The capital city of Guatemala with a population of around 2.5 million. The city does not have a very good reputation, as it has a turbulent and violent past, but actually is not a bad place to visit and there are a number of interesting things to do and see such as the old historic centre, a selection of museums and the crazy central market. The city will be the entry point for your Guatemala vacation and is well connected to the rest of the country via air and road.
Antigua is a land where everything works. Power lines run underground, litter is collected and building standards are adhered to. Aside from this, it is utterly stunning: situated between three volcanoes – the Agua, Fuego and Acatenango make for a beautiful setting. The city has a thriving language school scene and the cuisine on offer is some of the best in the country. Residents here are called panza verde (green belly) as they consume a significant amount of avocados which are grown in the area. You may feel as though you have stepped back in time when visiting Antigua, although there are many contemporary activities such as art galleries, performing arts, film and forums which make for a thriving cultural tourism scene.
Chichicastenango is a small town which lies at an altitude of 1 965m above level and is nestled among the crests of mountaintops. Narrow cobbled streets and red-tiled roofs which are often covered in mist, make this Guatemalan location seem surreal and isolated from the rest of the country. The Thursday and Sunday markets make it popular with tour groups who flock to the area to experience the local culture and history. One can find everything from textiles, traditional wooden masks and native woodcarvings at the famous handicraft markets. The 400-year-old Santo Tomas church is also a major tourist attraction close to the markets. The Shamanic and traditional ceremonies are ever-present in the city, despite the influx of tourism. Long before the Spanish invasion, Chichi was an important trading post and remains a beautiful and interesting place to visit with many religious and Shamanic ceremonial overtones.

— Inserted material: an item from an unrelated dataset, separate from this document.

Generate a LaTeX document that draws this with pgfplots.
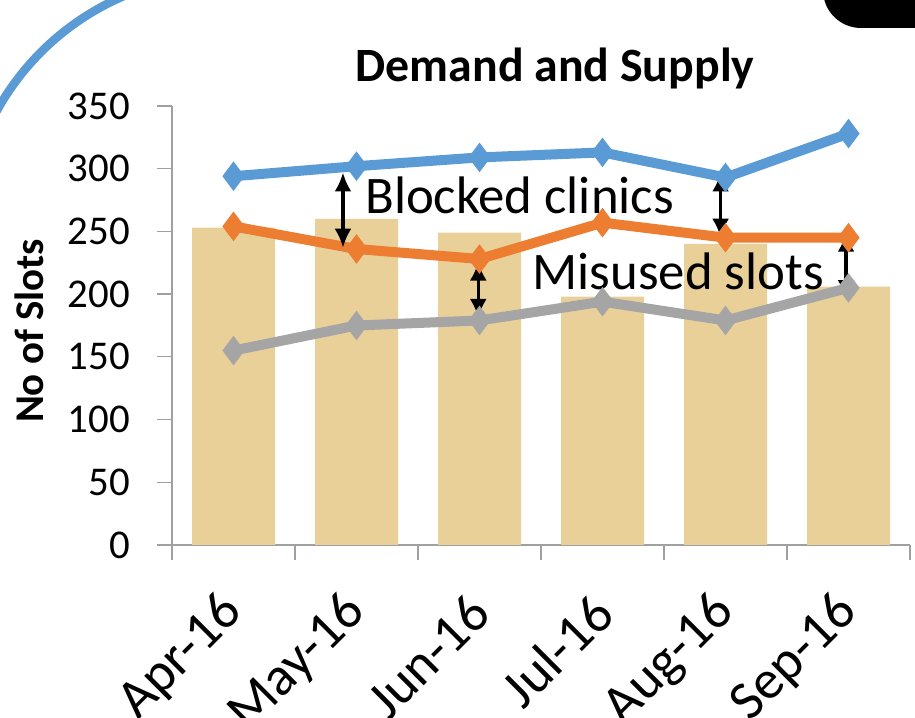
\documentclass[border=0pt]{standalone}
\usepackage{pgfplots}
\pgfplotsset{compat=1.18}
\usetikzlibrary{arrows.meta}
\usepackage{fontspec}
\setmainfont{Carlito}
\definecolor{cblue}{RGB}{91,155,213}
\definecolor{corange}{RGB}{237,125,49}
\definecolor{cgray}{RGB}{165,165,165}
\definecolor{ctan}{RGB}{233,208,152}
\definecolor{axgray}{RGB}{160,160,160}
\begin{document}
\begin{tikzpicture}[x=1bp,y=1bp]
% decorative slide elements
\draw[cblue, line width=8.5bp] (227,480) ++(165:263) arc[start angle=165, end angle=100, radius=263];
\fill[black, rounded corners=38bp] (823,690) rectangle (1000,800);
\begin{axis}[
  at={(172bp,173bp)}, anchor=south west,
  scale only axis, width=738bp, height=439bp,
  xmin=-0.5, xmax=5.5, ymin=0, ymax=350,
  axis x line*=bottom, axis y line*=left,
  axis line style={draw=axgray, line width=1.3bp},
  tick style={draw=axgray, line width=1.3bp},
  tick align=outside, major tick length=15bp,
  ytick={0,50,...,350},
  xtick={-0.5,0.5,...,5.5},
  x tick label as interval,
  xticklabels={Apr-16,May-16,Jun-16,Jul-16,Aug-16,Sep-16},
  /pgf/number format/assume math mode=true,
  tick label style={font=\fontsize{41}{41}\selectfont},
  yticklabel style={anchor=east, inner sep=0pt, xshift=-27bp},
  xticklabel style={font=\fontsize{55}{55}\selectfont, inner sep=0pt, anchor=east, xshift=1bp, yshift=-44bp, rotate=45},
  clip=false,
  every mark/.append style={line width=0.5bp},
]
\addplot[ybar, bar width=83bp, fill=ctan, draw=none] coordinates {(0,253) (1,260) (2,249) (3,198) (4,240) (5,206)};
\addplot[cblue, line width=10bp, mark=diamond*, mark size=6.5bp] coordinates {(0,294) (1,302) (2,309) (3,313) (4,293) (5,328)};
\addplot[corange, line width=10bp, mark=diamond*, mark size=6.5bp] coordinates {(0,254) (1,236) (2,228) (3,257) (4,245) (5,245)};
\addplot[cgray, line width=10bp, mark=diamond*, mark size=6.5bp] coordinates {(0,155) (1,175) (2,179) (3,194) (4,179) (5,205)};
\draw[{Latex[length=19bp,width=17bp]}-{Latex[length=19bp,width=17bp]}, line width=3.5bp] (axis cs:0.89,297) -- (axis cs:0.89,237);
\draw[{Latex[length=19bp,width=17bp]}-{Latex[length=19bp,width=17bp]}, line width=3.5bp] (axis cs:1.99,226) -- (axis cs:1.99,181);
\draw[{Latex[length=19bp,width=17bp]}-{Latex[length=19bp,width=17bp]}, line width=3.5bp] (axis cs:3.96,297) -- (axis cs:3.96,245);
\draw[{Latex[length=19bp,width=17bp]}-{Latex[length=19bp,width=17bp]}, line width=3.5bp] (axis cs:4.98,249) -- (axis cs:4.98,196);
\node[anchor=west, inner sep=0pt, font=\fontsize{53}{53}\selectfont] at (axis cs:1.07,279) {Blocked clinics};
\node[anchor=west, inner sep=0pt, font=\fontsize{53}{53}\selectfont] at (axis cs:2.43,218) {Misused slots};
\end{axis}
\node[font=\fontsize{48}{48}\selectfont\bfseries] at (555,650) {Demand and Supply};
\node[font=\fontsize{41}{41}\selectfont\bfseries, rotate=90] at (29,387) {No of Slots};
\pgfresetboundingbox
\useasboundingbox (0,0) rectangle (915,718);
\end{tikzpicture}
\end{document}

Lake Atitlan is recognized as the deepest lake in Central America and is estimated to be up to 340m deep. The lake, which does not flow into the sea, is surrounded by three volcanoes and is characterized by the towns and villages of the Maya people. Formed by an eruption 84 000 years ago, the lake is recognized as one of the most beautiful in the world. It also supports the farming of coffee and other crops which include corn, onions, beans, avocados, strawberries and the local pitahaya fruit. The lake is also rich in fauna which provides the local people with a sustainable food source.
Tikal was once the home to over 100 000 Maya people. It is located 548km north of Guatemala city and each year, tourists flock to the area to admire its 70m high pyramid and ancient plazas. The site, which is situated in the jungle, is located in the Tikal National Park and has been declared a UNESCO World Heritage Site with over 3000 ancient temples and palaces. Today, Tikal attracts both archaeologists and tourists alike to witness these attractions, which include ceremonial platforms, terraces, steam baths and plazas.
One can visit the active city of Flores, just half an hour from the entrance of the Tikal National Park, where one can enjoy a picturesque setting on the Lake Peten Itza. Flores is also an excellent place to set out to the Mayan site of Aguateca.